Accessing high normalized current in an ultra-low-aspect-ratio torus

The attainment of high normalized current, IN, in the P EGASUS Toroidal Experiment device is studied. This work assesses the plasma current-carrying capabilities of an ultra-low-aspect-ratio-tokamak, or ULART. This is directly related to minimizing the confining and stabilizing fields of this magnetic confinement system for fusion energy applications. The particular issues addressed in this work are: (1) numerical studies which show access to high IN is possible; (2) mitigation of tearing modes through manipulation of the plasma current profile; and (3) access to high IN through the manipulation of the plasma current profile and/or operation at very low toroidal field.; This work presents the first demonstration of high IN in a large-scale, ohmically-driven ULART. Values of IN = 8-14 are attained through three specific means.

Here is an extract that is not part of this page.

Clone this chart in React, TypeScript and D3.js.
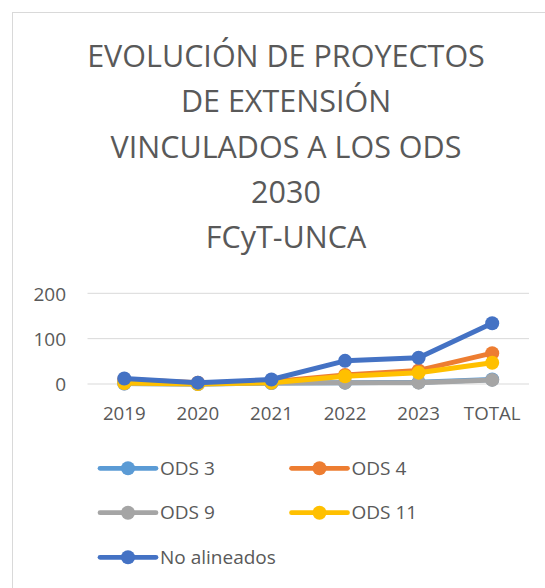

The first utilizes a plasma preionization source to allow plasma breakdown at very low toroidal field. This method, coupled with plasma shaping, gives the ability to access high IN before the discharge is limited by low-q resistive MHD activity. The second method uses DC helicity injection as a means to drive strong edge plasma current, which gives hollow plasma current profiles and reversed magnetic shear q-profiles. The reversed shear q-profile is shown to transiently suppress resistive MHD activity, which otherwise restricts access to high IN. The last method uses vacuum toroidal field ramps with ramprates ∼50 MA/sec. This method again drives edge plasma current to provide modest plasma current manipulation and suppression of resistive MHD activity.; Earlier studies indicated a non-disruptive limit of IN ∼6. The present work confirms this was not an intrinsic physics limit of a ULART, but was instead due to limitations in the experimental capabilities of the facility. It has also confirmed the hypothesis that plasma current profile manipulation and plasma shaping are strong influences on the plasma stability and, hence, access to high IN.